Vê-se que o mesmo fenômeno não ocorre na retrovenda, pois o direito de retrato é cessível e transmissível a herdeiros e legatários do vendedor, a teor do CC 507. (ROSENVALD Nelson, apud Código Civil Comentado: Doutrina e Jurisprudência: Lei n. 10.406, de 10.02.2002. Coord. Cezar Peluso – Vários autores. 4ª ed. rev. e atual., p. 579 - Barueri, SP: Manole, 2010. Acesso 19/09/2019. Revista e atualizada nesta data por VD).

Seguindo a orientação de Ricardo Fiuza, o direito de prelação é direito personalíssimo, inábil de transmissibilidade, não podendo ser objeto de cessão e tampouco os herdeiros do preemptor o sucedem no seu exercício. No seu elevado magistério, Augusto Zenun sustenta, porém, o seguinte: “(...) no tocante à herança, pode dar-se a sucessão quanto à preferência do vendedor, se há cláusula expressa nesse sentido, podendo os herdeiros suceder na preferência, diante da falta do vendedor”.

Melhor seria a solução dada pelo Código Civil Alemão (art. 514) ao efetuar o preceito quando haja estipulação em contrário ou fixação de prazo para o exercício do direito de prelação, o que importa em tratamento equivalente à disciplina da retrovenda, onde o direito de retrato é cessível e transmissível (art. 507), com prazo decadencial estabelecido. (Augusto Zenun, Da compra e venda e da troca, Rio de Janeiro, Forense, 2001 (p. 79-80); João Luiz Alves, Código Civil anotado (p. 778). (Direito Civil - doutrina, Ricardo Fiuza – p. 277 apud Maria Helena Diniz Código Civil Comentado já impresso pdf 16ª ed., São Paulo, Saraiva, 2.012, pdf, Microsoft Word. Acesso em 19/09/2019, corrigido e aplicadas as devidas atualizações VD).

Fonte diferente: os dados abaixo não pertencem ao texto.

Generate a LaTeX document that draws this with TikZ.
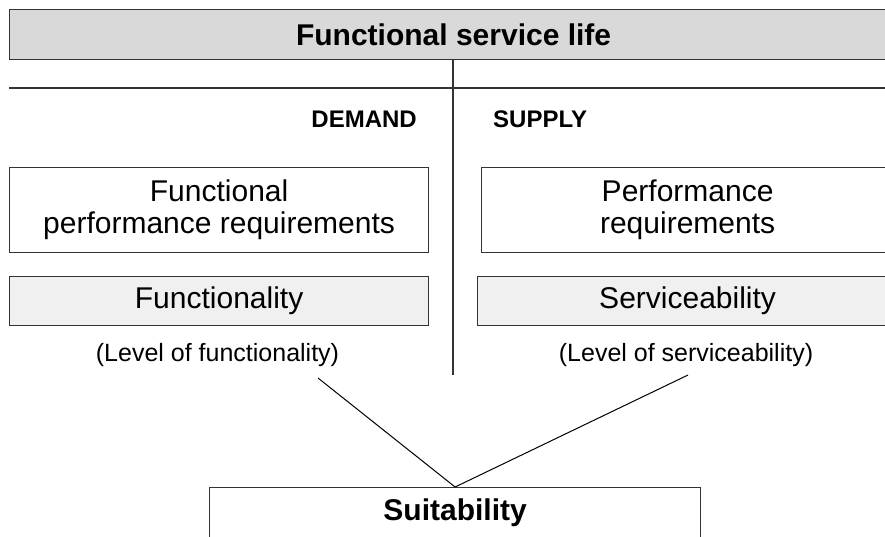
\documentclass[tikz,border=0pt]{standalone}
\usepackage{fontspec}
\setmainfont{Liberation Sans}
\begin{document}
\begin{tikzpicture}[x=1pt,y=-1pt,
  frame/.style={draw=black!80, line width=1.2pt, inner sep=0pt, align=center},
  darkbox/.style={frame, fill=black!15},
  lightbox/.style={frame, fill=black!6},
  whitebox/.style={frame, fill=white},
  bodytext/.style={font=\fontsize{30}{32}\selectfont},
  boldtext/.style={font=\fontsize{30}{32}\selectfont\bfseries},
  headtext/.style={font=\fontsize{24}{26}\selectfont\bfseries, inner sep=0pt},
  leveltext/.style={font=\fontsize{25}{28}\selectfont, inner sep=0pt},
  rule/.style={draw=black!80, line width=1.2pt},
  link/.style={draw=black, line width=1pt}]
\useasboundingbox (0,0) rectangle (885,536);
% top title bar
\node[darkbox, boldtext, minimum width=888pt, minimum height=50pt, anchor=north west] (top) at (9,9) {Functional service life};
% separator lines
\coordinate (hl) at (9,88);
\coordinate (hr) at (890,88);
\draw[rule] (hl) -- (hr);
\coordinate (vtop) at (453,59);
\coordinate (vbot) at (453,375);
\draw[rule] (vtop) -- (vbot);
% headings
\node[headtext, anchor=base east] (demand) at (417,127) {DEMAND};
\node[headtext, anchor=base west] (supply) at (493,127) {SUPPLY};
% demand side
\node[whitebox, bodytext, minimum width=419pt, minimum height=85pt, anchor=north west] (fpr) at (9,167) {Functional\\performance requirements};
\node[lightbox, bodytext, minimum width=419pt, minimum height=49pt, anchor=north west] (func) at (9,276) {Functionality};
\node[leveltext] (lfunc) at (217.5,355) {(Level of functionality)};
% supply side
\node[whitebox, bodytext, minimum width=412pt, minimum height=85pt, anchor=north west] (pr) at (481,167) {Performance\\requirements};
\node[lightbox, bodytext, minimum width=420pt, minimum height=49pt, anchor=north west] (serv) at (477,276) {Serviceability};
\node[leveltext] (lserv) at (686,355) {(Level of serviceability)};
% suitability
\node[whitebox, boldtext, minimum width=491pt, minimum height=50pt, anchor=north west] (suit) at (209,487) {Suitability};
% connectors
\coordinate (lfend) at (318,378);
\coordinate (lsend) at (688,375);
\draw[link] (lfend) -- (suit.north);
\draw[link] (lsend) -- (suit.north);
\end{tikzpicture}
\end{document}
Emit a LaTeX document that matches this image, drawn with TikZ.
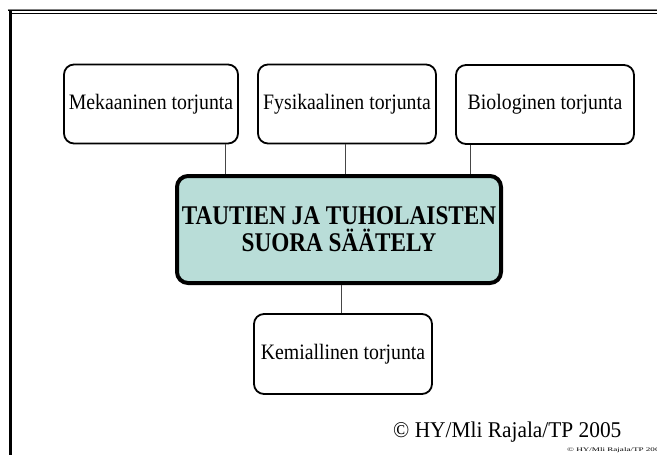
\documentclass[tikz,border=0pt]{standalone}
\usepackage{fontspec}
\setmainfont{Liberation Serif}[FakeStretch=0.9]
\newfontfamily\headfont{Liberation Serif}[FakeStretch=0.86]
\newfontfamily\notefont{Liberation Serif}[FakeStretch=0.95]
\newfontfamily\tinyfont{Liberation Serif}[FakeStretch=1.65]
\definecolor{tealfill}{RGB}{185,221,216}
\definecolor{linkgray}{RGB}{70,70,70}
\tikzset{
  methodbox/.style={draw=black, line width=1.8pt, rounded corners=10pt, fill=white,
    minimum width=176pt, minimum height=79pt, inner sep=0pt, align=center,
    font=\fontsize{22}{24}\selectfont},
  mainbox/.style={draw=black, line width=4pt, rounded corners=11pt, fill=tealfill,
    minimum width=324pt, minimum height=107pt, inner sep=0pt, align=center,
    font=\headfont\bfseries\fontsize{27}{27}\selectfont},
  link/.style={draw=linkgray, line width=1pt},
  framebar/.style={draw=black, line width=1.3pt}
}
\begin{document}
\begin{tikzpicture}[x=1pt,y=-1pt]
  \useasboundingbox (0,0) rectangle (657,455);
  \fill[white] (0,0) rectangle (657,455);

  % slide frame: double rule on top, heavy rule on the left
  \draw[draw=gray, line width=0.9pt] (7.5,9.2) -- (657,9.2);
  \draw[framebar] (8,10.8) -- (657,10.8);
  \draw[framebar] (10,13.3) -- (657,13.3);
  \draw[draw=black, line width=2.6pt] (10.5,10) -- (10.5,455);

  % boxes
  \node[methodbox, minimum width=174pt] (mek) at (151,104) {Mekaaninen torjunta};
  \node[methodbox, minimum width=178pt] (fys) at (347,104) {Fysikaalinen torjunta};
  \node[methodbox, minimum width=178pt] (bio) at (545,104.5) {Biologinen torjunta};
  \node[mainbox] (ctr) at (339,229.5) {TAUTIEN JA TUHOLAISTEN\\SUORA SÄÄTELY};
  \node[methodbox, minimum width=178pt, minimum height=80pt] (kem) at (343,354) {Kemiallinen torjunta};

  % connectors
  \draw[link] (mek.south -| 225,0) -- (ctr.north -| 225,0);
  \draw[link] (fys.south -| 345,0) -- (ctr.north -| 345,0);
  \draw[link] (bio.south -| 470,0) -- (ctr.north -| 470,0);
  \draw[link] (ctr.south -| 341,0) -- (kem.north -| 341,0);

  % credits
  \node[anchor=base west, inner sep=0pt, font=\notefont\fontsize{22.5}{24}\selectfont] (credit) at (393,437) {© HY/Mli Rajala/TP 2005};
  \node[anchor=base west, inner sep=0pt, font=\tinyfont\fontsize{5.5}{6}\selectfont] (creditsmall) at (567,451) {© HY/Mli Rajala/TP 2005};
\end{tikzpicture}
\end{document}
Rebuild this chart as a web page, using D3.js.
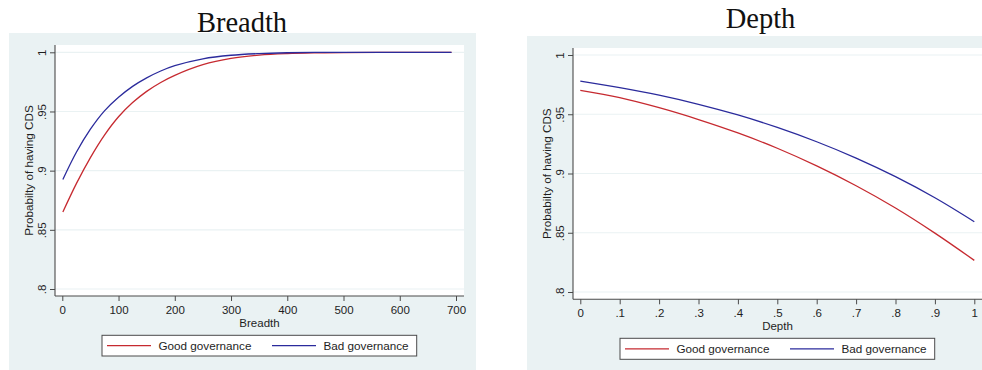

Tem-se na esteira de Marco Túlio de Carvalho Rocha, que o direito de preferência é personalíssimo: cabe apenas ao antigo proprietário que o ressalvou quando da venda do bem que lhe pertencia. Não se transfere a terceiros, nem por cessão, nem por herança. Falecido o titular do direito de preferência, este estará extinto. (Marco Túlio de Carvalho Rocha apud Direito.com acesso em 19.09.2019, corrigido e aplicadas as devidas atualizações VD).